An Educational Experience
Written by: Tom Hardej, Special to CC2K
It may be derivative, but An Education delivers.
There’s a scene towards the end of An Education where Jenny played by Carey Mulligan, says, “silly school girls are always being charmed by older gentlemen–what’s your excuse? She’s talking to her parents, but she could have just as easily been talking to the audience, and it speaks directly at the issue I was expecting to have with the film before I even saw it. There are so many stories out there about older men and young girls (and I saw it before Roman Polanski’s story came back into the forefront). Does there really need to be another one?
The answer is no. But, An Education, starting right from the opening credits, is full of so much joy, that I’m willing to let it pass. The acting, the writing, the cinematography, and just the general vibe of the movie are so topnotch, that it’s easy to ignore that it’s basically a story we’ve seen before, albeit one told in an interesting way.
The screenplay was written by Nick Hornby, who is best known for his novels High Fidelity and About a Boy. This, his first screenplay, is an adaptation of part of a memoir by Lynn Barber, a journalist in England known for being harsh on her interviewees. But this story takes place fifty years ago when she was finishing school and focused on heading to Oxford…

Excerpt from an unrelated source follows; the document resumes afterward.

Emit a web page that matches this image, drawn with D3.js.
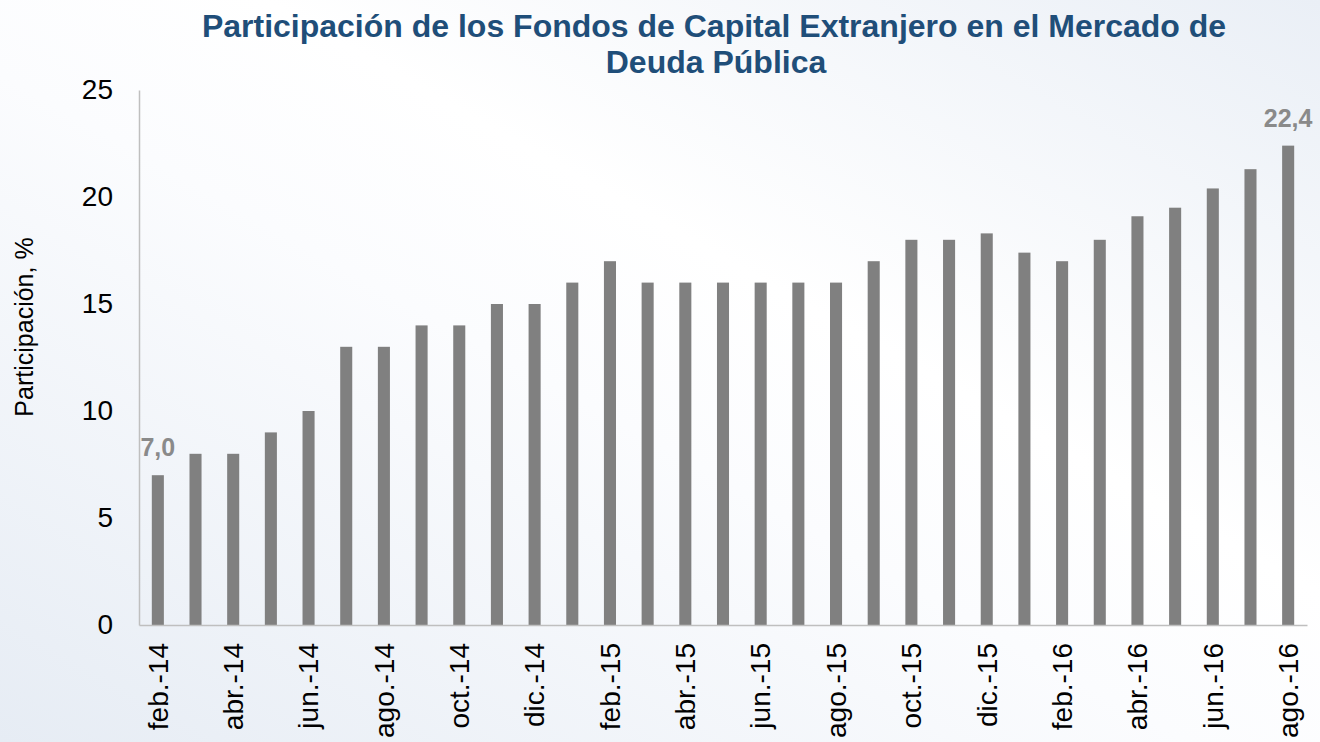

…Until she meets David (Peter Sarsgaard). He’s older than her, of course, probably in his thirties, and he makes a sparkle appear in Jenny’s eyes. He loves music and art and he has fancy friends and they all smoke and drink and get dressed up to go out on the town. David and his associate, played by Dominic Cooper, are self-made men. They don’t have Oxford educations or any, and yet they live the life that Jenny’s always dreamed of. And like I said, he even charms her parents (her dad played by Alfred Molina at his best), who don’t know, as Jenny finds out, that David has gotten his money from doing some shady, and probably illegal things. Even so she’s right to wonder if Oxford is really worth it. London is at when things were quieter, simpler than the London of the past we sometimes picture, and she doesn’t have a lot of options. Why not go to horse races and wear pretty dresses and listen to jazz music every night. It’s better than becoming a school teacher, isn’t it?
Now, I didn’t love the movie as much as I wanted to and as much a lot of other people have, but watching it is a lovely experience, from the music, to the costumes, to the impeccable dialogue, and mostly due to the endearing presences of Carey Mulligan. This is her first leading role, and you can’t take your eyes off her. (She’s in every scene, so that helps, of course.) She’s going to be a big star after this. There’s no doubt about it. She goes toe-to-toe with Alfred Molina and Emma Thompson (who plays the headmistress at Jenny’s school) and more than holds her own. The movie really belongs to Mulligan, as it should. Whether she decides to go to Oxford or not becomes kind of inconsequential at some point. It’s just kind of wonderful watching Mulligan and Jenny and I think I would have been for whichever decision she made in the end. She makes you believe that no matter what she does she’ll succeed, with or without her affair with the older gentleman.